Plotting code records
'''
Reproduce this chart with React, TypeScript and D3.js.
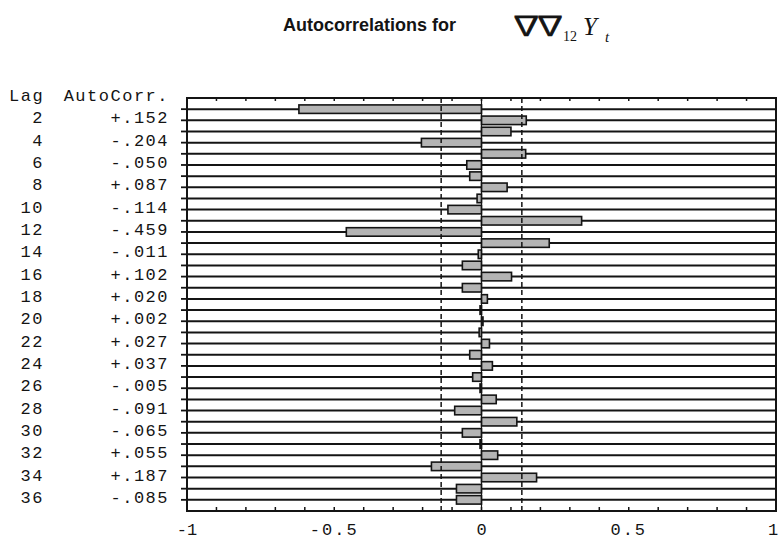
import React from "react";
import * as d3 from "d3";

// Sample autocorrelations of the doubly differenced series, lags 1..36
const lags = [
  1, 2, 3, 4, 5, 6, 7, 8, 9, 10, 11, 12, 13, 14, 15, 16, 17, 18,
  19, 20, 21, 22, 23, 24, 25, 26, 27, 28, 29, 30, 31, 32, 33, 34, 35, 36,
];
const acf = [
  -0.62, 0.152, 0.1, -0.204, 0.15, -0.05, -0.04, 0.087, -0.015, -0.114,
  0.34, -0.459, 0.23, -0.011, -0.065, 0.102, -0.065, 0.02, -0.005, 0.002,
  -0.008, 0.027, -0.04, 0.037, -0.03, -0.005, 0.05, -0.091, 0.12, -0.065,
  -0.005, 0.055, -0.17, 0.187, -0.085, -0.085,
];
// approximate two-standard-error limits
const limit = 0.137;
const xTicks = [-1, -0.5, 0, 0.5, 1];
const xTickLabels = ["-1", "-0.5", "0", "0.5", "1"];
const minorTicks = [
  -0.9, -0.8, -0.7, -0.6, -0.5, -0.4, -0.3, -0.2, -0.1, 0, 0.1, 0.2, 0.3,
  0.4, 0.5, 0.6, 0.7, 0.8, 0.9,
];

const W = 780;
const H = 542;
const left = 187;
const right = 776;
const top = 98;
const bottom = 511;

const mono = "'Liberation Mono', 'Courier New', 'DejaVu Sans Mono', monospace";

function fmt(v: number): string {
  return (v >= 0 ? "+" : "-") + Math.abs(v).toFixed(3).slice(1);
}

export default function App() {
  const x = d3.scaleLinear().domain([-1, 1]).range([left, right]);
  const y = d3.scaleLinear().domain([0, 37]).range([top, bottom]);
  const barH = 8.5;
  const ink = "#141414";

  return (
    <svg
      width={W}
      height={H}
      viewBox={`0 0 ${W} ${H}`}
      style={{ position: "absolute", left: 0, top: 0, background: "#fff" }}
    >
      {/* title */}
      <text
        x={283}
        y={31}
        fontFamily="'Liberation Sans', Arial, sans-serif"
        fontWeight="bold"
        fontSize={18}
        fill={ink}
      >
        Autocorrelations for
      </text>
      <text
        fontFamily="'Noto Sans CJK JP', 'DejaVu Serif', serif"
        fontWeight={400}
        fontSize={26}
        letterSpacing={-7}
        fill={ink}
        stroke={ink}
        strokeWidth={0.7}
        transform="translate(510,35) scale(1.25,1)"
      >
        ∇∇
      </text>
      <text x={563} y={41} fontFamily="'Liberation Serif', serif" fontSize={14} fill={ink}>
        12
      </text>
      <text
        x={583}
        y={35}
        fontFamily="'Liberation Serif', serif"
        fontSize={25}
        fontStyle="italic"
        fill={ink}
      >
        Y
      </text>
      <text
        x={605}
        y={42}
        fontFamily="'Liberation Serif', serif"
        fontSize={15}
        fontStyle="italic"
        fill={ink}
      >
        t
      </text>

      {/* table of even-lag values */}
      <g fontFamily={mono} fontSize={17} fill={ink} letterSpacing={1.5}>
        <text x={9} y={y(0) + 3}>Lag</text>
        <text x={169} y={y(0) + 3} textAnchor="end">AutoCorr.</text>
        {lags.map((lag, i) =>
          lag % 2 === 0 ? (
            <g key={lag}>
              <text x={44} y={y(lag) + 3} textAnchor="end">
                {lag}
              </text>
              <text x={169} y={y(lag) + 3} textAnchor="end">
                {fmt(acf[i])}
              </text>
            </g>
          ) : null
        )}
      </g>

      {/* row lines at each lag */}
      {lags.map((lag) => (
        <line
          key={"g" + lag}
          x1={left}
          x2={right}
          y1={y(lag)}
          y2={y(lag)}
          stroke={ink}
          strokeWidth={2}
        />
      ))}

      {/* left axis ticks */}
      {lags.map((lag) => (
        <line
          key={"t" + lag}
          x1={left - 6}
          x2={left}
          y1={y(lag)}
          y2={y(lag)}
          stroke={ink}
          strokeWidth={1.8}
        />
      ))}

      {/* minor ticks along top and bottom */}
      {minorTicks.map((t) => (
        <g key={"m" + t}>
          <line x1={x(t)} x2={x(t)} y1={top} y2={top + 3} stroke={ink} strokeWidth={1.5} />
          <line x1={x(t)} x2={x(t)} y1={bottom} y2={bottom - 4} stroke={ink} strokeWidth={1.5} />
        </g>
      ))}

      {/* bars */}
      {acf.map((v, i) => {
        const lag = lags[i];
        const x0 = x(Math.min(0, v));
        const x1 = x(Math.max(0, v));
        return (
          <rect
            key={"b" + lag}
            x={x0}
            y={y(lag) - barH / 2}
            width={Math.max(x1 - x0, 1.5)}
            height={barH}
            fill="#b4b4b4"
            stroke={ink}
            strokeWidth={1.6}
          />
        );
      })}

      {/* zero line */}
      <line x1={x(0)} x2={x(0)} y1={top} y2={bottom} stroke={ink} strokeWidth={1.2} />

      {/* confidence limits */}
      {[-limit, limit].map((l) => (
        <line
          key={"c" + l}
          x1={x(l)}
          x2={x(l)}
          y1={top}
          y2={bottom}
          stroke={ink}
          strokeWidth={1.5}
          strokeDasharray="5,3"
        />
      ))}

      {/* frame */}
      <rect
        x={left}
        y={top}
        width={right - left}
        height={bottom - top}
        fill="none"
        stroke={ink}
        strokeWidth={2}
      />

      {/* x axis labels */}
      <g fontFamily={mono} fontSize={17} fill={ink}>
        {xTicks.map((t, i) => (
          <text
            key={"x" + t}
            x={i === xTicks.length - 1 ? x(t) - 3 : x(t)}
            y={535}
            textAnchor="middle"
            letterSpacing={xTickLabels[i].length > 2 ? 2 : 0}
          >
            {xTickLabels[i]}
          </text>
        ))}
      </g>
    </svg>
  );
}
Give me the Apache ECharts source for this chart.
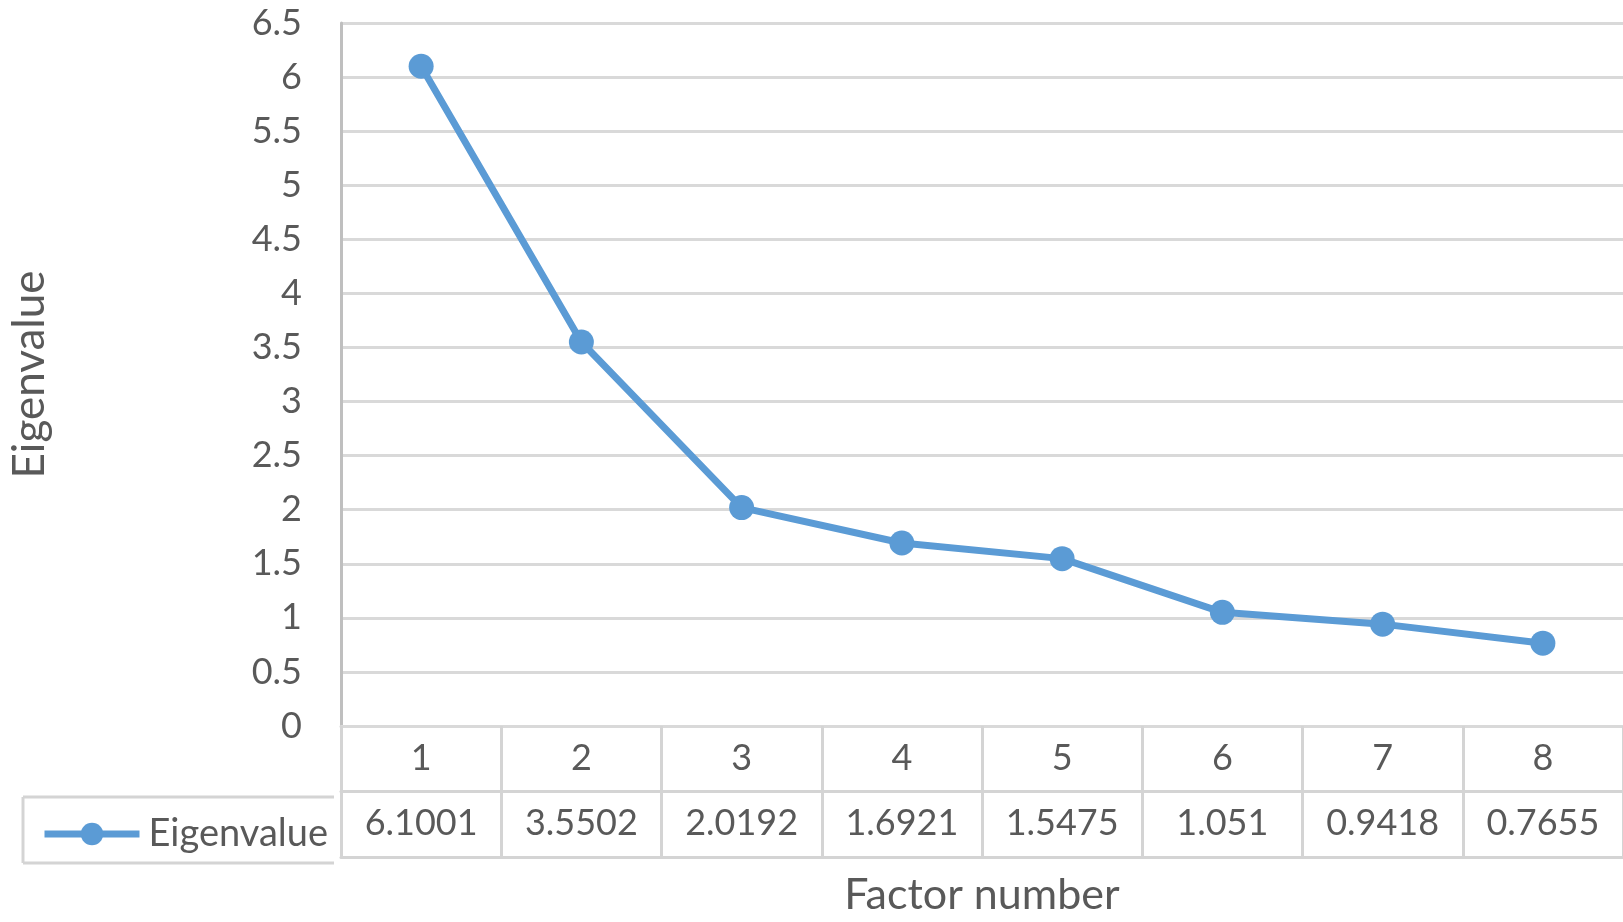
'''
### Exercise objective
Give back the whole listing as it stands, minus its pictures.

### Result of this exercise
Reproduce this chart with React, TypeScript and D3.js.
import React from "react";
import * as d3 from "d3";

// Sample autocorrelations of the doubly differenced series, lags 1..36
const lags = [
  1, 2, 3, 4, 5, 6, 7, 8, 9, 10, 11, 12, 13, 14, 15, 16, 17, 18,
  19, 20, 21, 22, 23, 24, 25, 26, 27, 28, 29, 30, 31, 32, 33, 34, 35, 36,
];
const acf = [
  -0.62, 0.152, 0.1, -0.204, 0.15, -0.05, -0.04, 0.087, -0.015, -0.114,
  0.34, -0.459, 0.23, -0.011, -0.065, 0.102, -0.065, 0.02, -0.005, 0.002,
  -0.008, 0.027, -0.04, 0.037, -0.03, -0.005, 0.05, -0.091, 0.12, -0.065,
  -0.005, 0.055, -0.17, 0.187, -0.085, -0.085,
];
// approximate two-standard-error limits
const limit = 0.137;
const xTicks = [-1, -0.5, 0, 0.5, 1];
const xTickLabels = ["-1", "-0.5", "0", "0.5", "1"];
const minorTicks = [
  -0.9, -0.8, -0.7, -0.6, -0.5, -0.4, -0.3, -0.2, -0.1, 0, 0.1, 0.2, 0.3,
  0.4, 0.5, 0.6, 0.7, 0.8, 0.9,
];

const W = 780;
const H = 542;
const left = 187;
const right = 776;
const top = 98;
const bottom = 511;

const mono = "'Liberation Mono', 'Courier New', 'DejaVu Sans Mono', monospace";

function fmt(v: number): string {
  return (v >= 0 ? "+" : "-") + Math.abs(v).toFixed(3).slice(1);
}

export default function App() {
  const x = d3.scaleLinear().domain([-1, 1]).range([left, right]);
  const y = d3.scaleLinear().domain([0, 37]).range([top, bottom]);
  const barH = 8.5;
  const ink = "#141414";

  return (
    <svg
      width={W}
      height={H}
      viewBox={`0 0 ${W} ${H}`}
      style={{ position: "absolute", left: 0, top: 0, background: "#fff" }}
    >
      {/* title */}
      <text
        x={283}
        y={31}
        fontFamily="'Liberation Sans', Arial, sans-serif"
        fontWeight="bold"
        fontSize={18}
        fill={ink}
      >
        Autocorrelations for
      </text>
      <text
        fontFamily="'Noto Sans CJK JP', 'DejaVu Serif', serif"
        fontWeight={400}
        fontSize={26}
        letterSpacing={-7}
        fill={ink}
        stroke={ink}
        strokeWidth={0.7}
        transform="translate(510,35) scale(1.25,1)"
      >
        ∇∇
      </text>
      <text x={563} y={41} fontFamily="'Liberation Serif', serif" fontSize={14} fill={ink}>
        12
      </text>
      <text
        x={583}
        y={35}
        fontFamily="'Liberation Serif', serif"
        fontSize={25}
        fontStyle="italic"
        fill={ink}
      >
        Y
      </text>
      <text
        x={605}
        y={42}
        fontFamily="'Liberation Serif', serif"
        fontSize={15}
        fontStyle="italic"
        fill={ink}
      >
        t
      </text>

      {/* table of even-lag values */}
      <g fontFamily={mono} fontSize={17} fill={ink} letterSpacing={1.5}>
        <text x={9} y={y(0) + 3}>Lag</text>
        <text x={169} y={y(0) + 3} textAnchor="end">AutoCorr.</text>
        {lags.map((lag, i) =>
          lag % 2 === 0 ? (
            <g key={lag}>
              <text x={44} y={y(lag) + 3} textAnchor="end">
                {lag}
              </text>
              <text x={169} y={y(lag) + 3} textAnchor="end">
                {fmt(acf[i])}
              </text>
            </g>
          ) : null
        )}
      </g>

      {/* row lines at each lag */}
      {lags.map((lag) => (
        <line
          key={"g" + lag}
          x1={left}
          x2={right}
          y1={y(lag)}
          y2={y(lag)}
          stroke={ink}
          strokeWidth={2}
        />
      ))}

      {/* left axis ticks */}
      {lags.map((lag) => (
        <line
          key={"t" + lag}
          x1={left - 6}
          x2={left}
          y1={y(lag)}
          y2={y(lag)}
          stroke={ink}
          strokeWidth={1.8}
        />
      ))}

      {/* minor ticks along top and bottom */}
      {minorTicks.map((t) => (
        <g key={"m" + t}>
          <line x1={x(t)} x2={x(t)} y1={top} y2={top + 3} stroke={ink} strokeWidth={1.5} />
          <line x1={x(t)} x2={x(t)} y1={bottom} y2={bottom - 4} stroke={ink} strokeWidth={1.5} />
        </g>
      ))}

      {/* bars */}
      {acf.map((v, i) => {
        const lag = lags[i];
        const x0 = x(Math.min(0, v));
        const x1 = x(Math.max(0, v));
        return (
          <rect
            key={"b" + lag}
            x={x0}
            y={y(lag) - barH / 2}
            width={Math.max(x1 - x0, 1.5)}
            height={barH}
            fill="#b4b4b4"
            stroke={ink}
            strokeWidth={1.6}
          />
        );
      })}

      {/* zero line */}
      <line x1={x(0)} x2={x(0)} y1={top} y2={bottom} stroke={ink} strokeWidth={1.2} />

      {/* confidence limits */}
      {[-limit, limit].map((l) => (
        <line
          key={"c" + l}
          x1={x(l)}
          x2={x(l)}
          y1={top}
          y2={bottom}
          stroke={ink}
          strokeWidth={1.5}
          strokeDasharray="5,3"
        />
      ))}

      {/* frame */}
      <rect
        x={left}
        y={top}
        width={right - left}
        height={bottom - top}
        fill="none"
        stroke={ink}
        strokeWidth={2}
      />

      {/* x axis labels */}
      <g fontFamily={mono} fontSize={17} fill={ink}>
        {xTicks.map((t, i) => (
          <text
            key={"x" + t}
            x={i === xTicks.length - 1 ? x(t) - 3 : x(t)}
            y={535}
            textAnchor="middle"
            letterSpacing={xTickLabels[i].length > 2 ? 2 : 0}
          >
            {xTickLabels[i]}
          </text>
        ))}
      </g>
    </svg>
  );
}
Give me the Apache ECharts source for this chart.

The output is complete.